Work to complete> Return the whole listing, line for line, without the pictures in it.

Material provided>
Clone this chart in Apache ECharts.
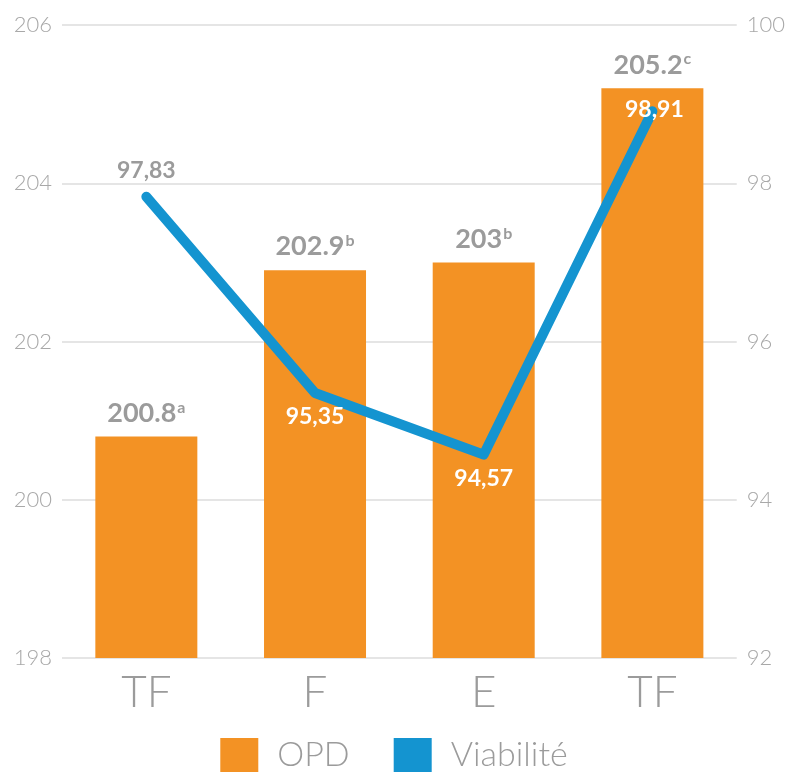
<!DOCTYPE html>
<html>
<head>
<meta charset="utf-8">
<script src="https://cdn.jsdelivr.net/npm/echarts@6/dist/echarts.min.js"></script>
<style>
  html, body { margin: 0; padding: 0; background: #fff; }
  #chart { width: 788px; height: 773px; }
</style>
</head>
<body>
<div id="chart"></div>
<script>
const categories = ['TF', 'F', 'E', 'TF'];
const opdValues = [200.8, 202.9, 203, 205.2];
const opdLetters = ['a', 'b', 'b', 'c'];
const viabValues = [97.83, 95.35, 94.57, 98.91];

const FONT = 'Lato, "Open Sans", sans-serif';
const chart = echarts.init(document.getElementById('chart'));

// line labels: grey above the first point, white inside the bars for the rest
const lineData = viabValues.map((v, i) => {
    const below = i === 1 || i === 2;
    return {
        value: v,
        label: {
            position: below ? 'bottom' : 'top',
            distance: below ? 12 : (i === 3 ? 0 : 14),
            offset: i === 3 ? [2, 10] : [0, 0],
            color: (i === 0) ? '#9b9b9b' : '#ffffff'
        }
    };
});

const option = {
    animation: false,
    grid: { left: 62, right: 50, top: 25, bottom: 115 },
    legend: {
        bottom: -4,
        left: 'center',
        itemWidth: 38,
        itemHeight: 34,
        itemGap: 44,
        icon: 'rect',
        textStyle: { fontFamily: FONT, fontSize: 34, fontWeight: 300, color: '#9b9b9b', padding: [0, 0, 0, 14] },
        data: ['OPD', 'Viabilité']
    },
    xAxis: {
        type: 'category',
        data: categories,
        axisLine: { show: false },
        axisTick: { show: false },
        axisLabel: { fontFamily: FONT, fontSize: 44, fontWeight: 300, color: '#9b9b9b', margin: 13 }
    },
    yAxis: [{
        type: 'value',
        min: 198, max: 206, interval: 2,
        axisLine: { show: false },
        axisTick: { show: false },
        axisLabel: { fontFamily: FONT, fontSize: 22, fontWeight: 300, color: '#a8a8a8', margin: 10 },
        splitLine: { lineStyle: { color: '#dcdcdc', width: 1.5 } }
    }, {
        type: 'value',
        min: 92, max: 100, interval: 2,
        axisLine: { show: false },
        axisTick: { show: false },
        axisLabel: { fontFamily: FONT, fontSize: 22, fontWeight: 300, color: '#a8a8a8', margin: 10 },
        splitLine: { show: false }
    }],
    series: [{
        name: 'OPD',
        type: 'bar',
        data: opdValues,
        barWidth: 102,
        itemStyle: { color: '#f39224' },
        label: {
            show: true,
            position: 'top',
            distance: 10,
            formatter: p => '{v|' + p.value + '}{s|' + opdLetters[p.dataIndex] + '}',
            rich: {
                v: { fontFamily: FONT, fontSize: 27, fontWeight: 'bold', color: '#9b9b9b' },
                s: { fontFamily: FONT, fontSize: 16, fontWeight: 'bold', color: '#9b9b9b', verticalAlign: 'top', padding: [0, 0, 10, 1] }
            }
        }
    }, {
        name: 'Viabilité',
        type: 'line',
        yAxisIndex: 1,
        data: lineData,
        symbol: 'circle',
        symbolSize: 1,
        showSymbol: true,
        lineStyle: { color: '#1494d0', width: 10, cap: 'round', join: 'round' },
        itemStyle: { color: '#1494d0' },
        label: {
            show: true,
            fontFamily: FONT,
            fontSize: 23,
            fontWeight: 'bold',
            formatter: p => p.value.toFixed(2).replace('.', ',')
        }
    }]
};

chart.setOption(option);
</script>
</body>
</html>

Answer to the problem>
Clone this chart in Apache ECharts.
<!DOCTYPE html>
<html>
<head>
<meta charset="utf-8">
<script src="https://cdn.jsdelivr.net/npm/echarts@6/dist/echarts.min.js"></script>
<style>
  html, body { margin: 0; padding: 0; background: #fff; }
  #chart { width: 788px; height: 773px; }
</style>
</head>
<body>
<div id="chart"></div>
<script>
const categories = ['TF', 'F', 'E', 'TF'];
const opdValues = [200.8, 202.9, 203, 205.2];
const opdLetters = ['a', 'b', 'b', 'c'];
const viabValues = [97.83, 95.35, 94.57, 98.91];

const FONT = 'Lato, "Open Sans", sans-serif';
const chart = echarts.init(document.getElementById('chart'));

// line labels: grey above the first point, white inside the bars for the rest
const lineData = viabValues.map((v, i) => {
    const below = i === 1 || i === 2;
    return {
        value: v,
        label: {
            position: below ? 'bottom' : 'top',
            distance: below ? 12 : (i === 3 ? 0 : 14),
            offset: i === 3 ? [2, 10] : [0, 0],
            color: (i === 0) ? '#9b9b9b' : '#ffffff'
        }
    };
});

const option = {
    animation: false,
    grid: { left: 62, right: 50, top: 25, bottom: 115 },
    legend: {
        bottom: -4,
        left: 'center',
        itemWidth: 38,
        itemHeight: 34,
        itemGap: 44,
        icon: 'rect',
        textStyle: { fontFamily: FONT, fontSize: 34, fontWeight: 300, color: '#9b9b9b', padding: [0, 0, 0, 14] },
        data: ['OPD', 'Viabilité']
    },
    xAxis: {
        type: 'category',
        data: categories,
        axisLine: { show: false },
        axisTick: { show: false },
        axisLabel: { fontFamily: FONT, fontSize: 44, fontWeight: 300, color: '#9b9b9b', margin: 13 }
    },
    yAxis: [{
        type: 'value',
        min: 198, max: 206, interval: 2,
        axisLine: { show: false },
        axisTick: { show: false },
        axisLabel: { fontFamily: FONT, fontSize: 22, fontWeight: 300, color: '#a8a8a8', margin: 10 },
        splitLine: { lineStyle: { color: '#dcdcdc', width: 1.5 } }
    }, {
        type: 'value',
        min: 92, max: 100, interval: 2,
        axisLine: { show: false },
        axisTick: { show: false },
        axisLabel: { fontFamily: FONT, fontSize: 22, fontWeight: 300, color: '#a8a8a8', margin: 10 },
        splitLine: { show: false }
    }],
    series: [{
        name: 'OPD',
        type: 'bar',
        data: opdValues,
        barWidth: 102,
        itemStyle: { color: '#f39224' },
        label: {
            show: true,
            position: 'top',
            distance: 10,
            formatter: p => '{v|' + p.value + '}{s|' + opdLetters[p.dataIndex] + '}',
            rich: {
                v: { fontFamily: FONT, fontSize: 27, fontWeight: 'bold', color: '#9b9b9b' },
                s: { fontFamily: FONT, fontSize: 16, fontWeight: 'bold', color: '#9b9b9b', verticalAlign: 'top', padding: [0, 0, 10, 1] }
            }
        }
    }, {
        name: 'Viabilité',
        type: 'line',
        yAxisIndex: 1,
        data: lineData,
        symbol: 'circle',
        symbolSize: 1,
        showSymbol: true,
        lineStyle: { color: '#1494d0', width: 10, cap: 'round', join: 'round' },
        itemStyle: { color: '#1494d0' },
        label: {
            show: true,
            fontFamily: FONT,
            fontSize: 23,
            fontWeight: 'bold',
            formatter: p => p.value.toFixed(2).replace('.', ',')
        }
    }]
};

chart.setOption(option);
</script>
</body>
</html>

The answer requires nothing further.